Green Ledgers, Heavy Footprints: Reconciling Blockchain's Energy Costs with ESG-Driven Sustainable Supply Chain Financing
Main article
Abstract
Blockchain technology is increasingly promoted as core infrastructure for ESG-driven sustainable supply chain finance, where its transparency and traceability can make environmental and social claims verifiable and broaden access to financing. Yet the proof-of-work blockchains that dominate public attention consume enormous amounts of energy, with a correspondingly large carbon footprint and a growing stream of electronic waste, raising the possibility that a technology adopted to advance sustainability may instead undermine it. This article confronts that paradox and asks whether, and under what conditions, blockchain's energy costs can be reconciled with the ESG goals of sustainable supply chain finance.
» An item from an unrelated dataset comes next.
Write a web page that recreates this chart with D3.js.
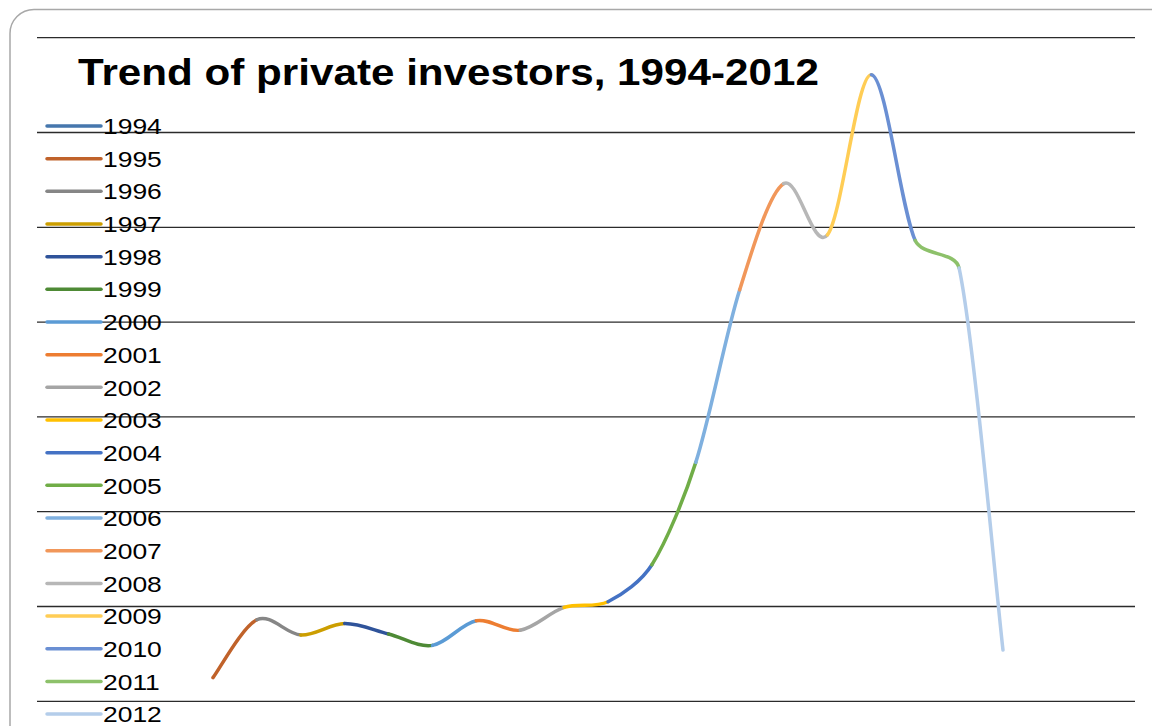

We develop a net-ESG-impact accounting framework that places the transparency and financing benefits of a blockchain deployment on a common footing with its energy, carbon, and e-waste costs, and we synthesise evidence from the operations, finance, and energy literatures into a set of illustrative analyses across deployment archetypes. The analysis shows that energy intensity is a property of the consensus mechanism rather than of distributed ledgers as such: public proof-of-work deployments can be net-negative, while proof-of-stake, layer-two, and permissioned deployments are strongly net-positive. Reconciliation is therefore achievable as a design and governance choice, provided that sustainable-finance reporting begins to account for the energy intensity of its own digital infrastructure.